M: That’s how I felt too. When they told us to buy instruments they didn’t force us to return them later. They told us that they really thought that would become our fortune.

F: They were going to have us perform at their showcase live. They didn’t explain what it was, only that there was a going to be a huge concert and we were going to perform. We wanted to do it. We told them we were thinking of doing it. We told the people from the other company that I was talking about earlier, we told them we were going to do this thing. They said, “Wait, wait, no; that’s a showcase live,” and explained what it actually was. In short, it’s a live where we would be presented as the company’s property. Like a sacrifice sale. Once we understood, we turned them down. They asked us why we didn’t have some faith in them and agree to it, and we told them that that it wasn’t a problem of faith, but the fact that they didn’t explain it to us in full was strange. We said we felt they had been good to us, but we wouldn’t perform out of a sense of obligation, nor would we become their property. We politely turned them down. That was the end of our relationship. They told us they could no longer support us as they had until that point, if that’s how we felt.
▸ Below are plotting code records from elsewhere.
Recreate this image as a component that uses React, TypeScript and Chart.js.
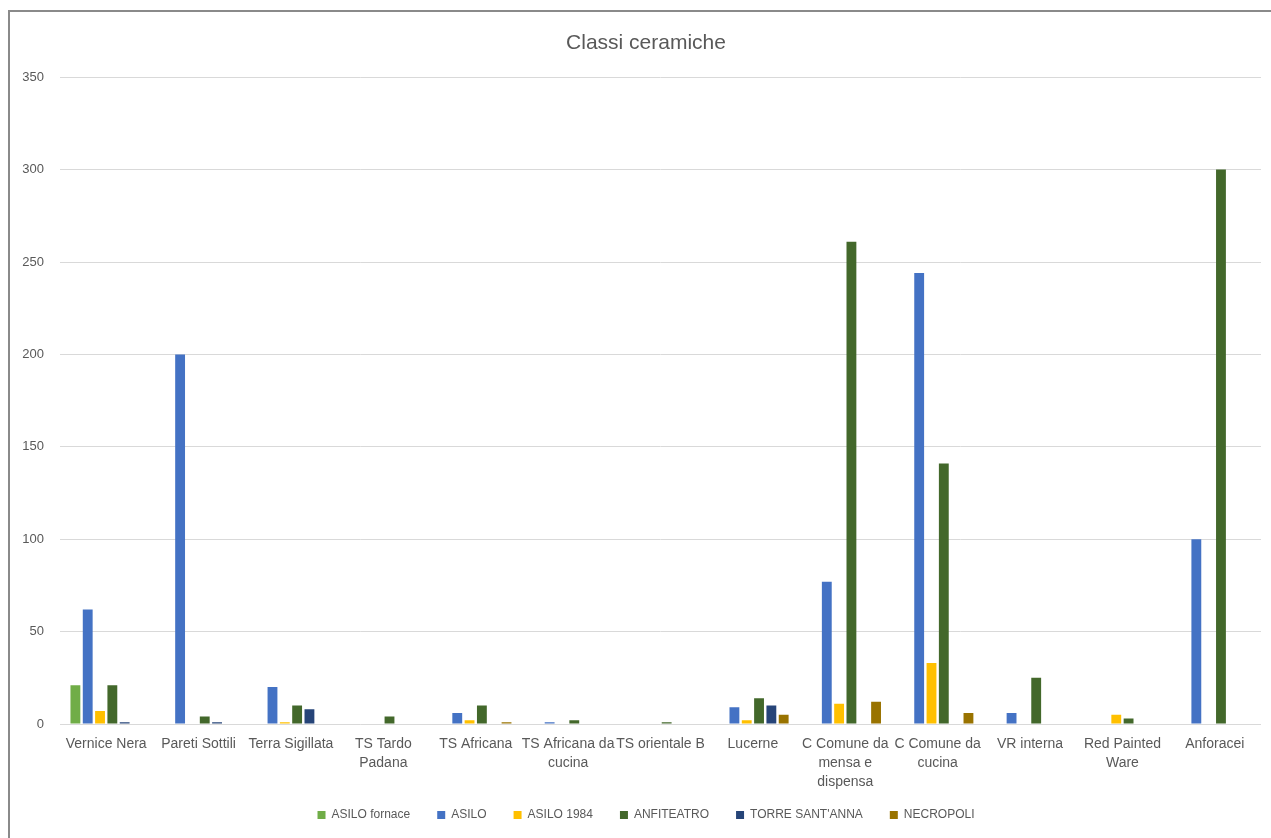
import React, { useEffect, useRef } from "react";
import { Chart, registerables } from "chart.js";

Chart.register(...registerables);

const categories: (string | string[])[] = [
  "Vernice Nera",
  "Pareti Sottili",
  "Terra Sigillata",
  ["TS Tardo", "Padana"],
  "TS Africana",
  ["TS Africana da", "cucina"],
  "TS orientale B",
  "Lucerne",
  ["C Comune da", "mensa e", "dispensa"],
  ["C Comune da", "cucina"],
  "VR interna",
  ["Red Painted", "Ware"],
  "Anforacei",
];

const asiloFornace = [21, 0, 0, 0, 0, 0, 0, 0, 0, 0, 0, 0, 0];
const asilo = [62, 200, 20, 0, 6, 1, 0, 9, 77, 244, 6, 0, 100];
const asilo1984 = [7, 0, 1, 0, 2, 0, 0, 2, 11, 33, 0, 5, 0];
const anfiteatro = [21, 4, 10, 4, 10, 2, 1, 14, 261, 141, 25, 3, 300];
const torreSantAnna = [1, 1, 8, 0, 0, 0, 0, 10, 0, 0, 0, 0, 0];
const necropoli = [0, 0, 0, 0, 1, 0, 0, 5, 12, 6, 0, 0, 0];

const seriesNames = ["ASILO fornace", "ASILO", "ASILO 1984", "ANFITEATRO", "TORRE SANT'ANNA", "NECROPOLI"];
const seriesValues = [asiloFornace, asilo, asilo1984, anfiteatro, torreSantAnna, necropoli];
const seriesColors = ["#70AD47", "#4472C4", "#FFC000", "#43682B", "#264478", "#997300"];

const yTicks = [0, 50, 100, 150, 200, 250, 300, 350];

const FONT = "'Liberation Sans', Arial, sans-serif";
const TEXT = "#595959";

const labelRoom = {
  id: "labelRoom",
  afterLayout(chart: any) {
    const x = chart.scales.x;
    if (x) x.bottom = chart.height;
  },
};

export default function App() {
  const ref = useRef<HTMLCanvasElement | null>(null);

  useEffect(() => {
    if (!ref.current) return;
    const chart = new Chart(ref.current, {
      type: "bar",
      data: {
        labels: categories,
        datasets: seriesNames.map((name, i) => ({
          label: name,
          data: seriesValues[i],
          backgroundColor: seriesColors[i],
          borderWidth: 0,
          categoryPercentage: 0.8,
          barPercentage: 0.8,
        })),
      },
      plugins: [labelRoom],
      options: {
        animation: false,
        responsive: false,
        layout: { padding: { left: 0, right: 0, top: 0, bottom: 7 } },
        plugins: {
          title: {
            display: true,
            text: "Classi ceramiche",
            color: TEXT,
            font: { family: FONT, size: 21, weight: "normal" },
            padding: { top: 19, bottom: 21 },
            fullSize: true,
          },
          legend: {
            position: "bottom",
            fullSize: true,
            labels: {
              boxWidth: 8,
              boxHeight: 8,
              padding: 27,
              color: TEXT,
              font: { family: FONT, size: 12 },
            },
          },
          tooltip: { enabled: false },
        },
        scales: {
          x: {
            grid: { display: false, drawTicks: false },
            border: { display: false },
            ticks: {
              color: TEXT,
              font: { family: FONT, size: 14, lineHeight: 1.36 },
              padding: 11,
              maxRotation: 0,
              autoSkip: false,
            },
            afterFit: (scale: any) => {
              scale.height = 58;
            },
          },
          y: {
            min: 0,
            max: 350,
            afterBuildTicks: (scale: any) => {
              scale.ticks = yTicks.map((v) => ({ value: v }));
            },
            grid: { color: "#d9d9d9", lineWidth: 1, drawTicks: false },
            border: { display: false },
            ticks: {
              color: TEXT,
              font: { family: FONT, size: 13 },
              padding: 16,
            },
            afterFit: (scale: any) => {
              scale.width = 50;
            },
          },
          yRight: {
            type: "linear",
            position: "right",
            display: true,
            grid: { display: false, drawTicks: false },
            border: { display: false },
            ticks: { display: false },
            afterFit: (scale: any) => {
              scale.width = 21;
            },
          },
        },
      },
    });
    return () => chart.destroy();
  }, []);

  return (
    <div
      style={{
        position: "absolute",
        left: 8,
        top: 10,
        width: 1263,
        height: 828,
        boxSizing: "border-box",
        borderTop: "2px solid #8a8a8a",
        borderLeft: "2px solid #8a8a8a",
        overflow: "hidden",
        background: "#fff",
      }}
    >
      <canvas ref={ref} width={1272} height={826} style={{ display: "block" }} />
    </div>
  );
}
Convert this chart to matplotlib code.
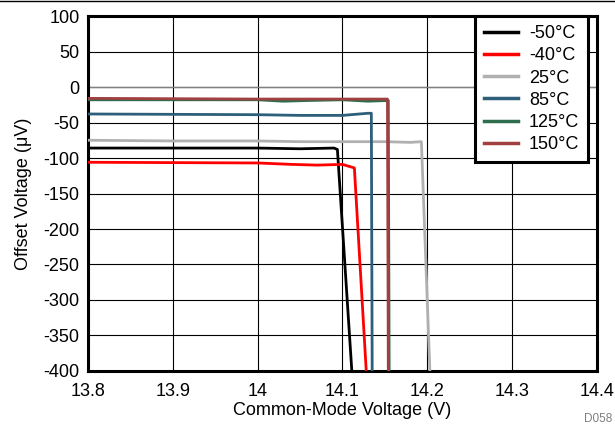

We had expected that. But we told them that they were two separate things, the concert and our relationship. We had been depending on them…They said that they would support us after all, and we were happy. We were ashamed of how we had felt about them. Probably because there was a part of us that wanted them to use us. At that time we had our first tour. But the same year, around fall of ’97, we went on hiatus. It was because Masu and Masukawa had to take university entrance exams; it was that time when they had to decide things about the future. We talked. Chama was at the center of it. Chama said he was going to be a pro. He asked what I wanted to do, and I said I wanted to continue down the same path. That was really the only option for me. I was determined. Then, Chama went to Masu and Masukawa and asked them what they wanted to do.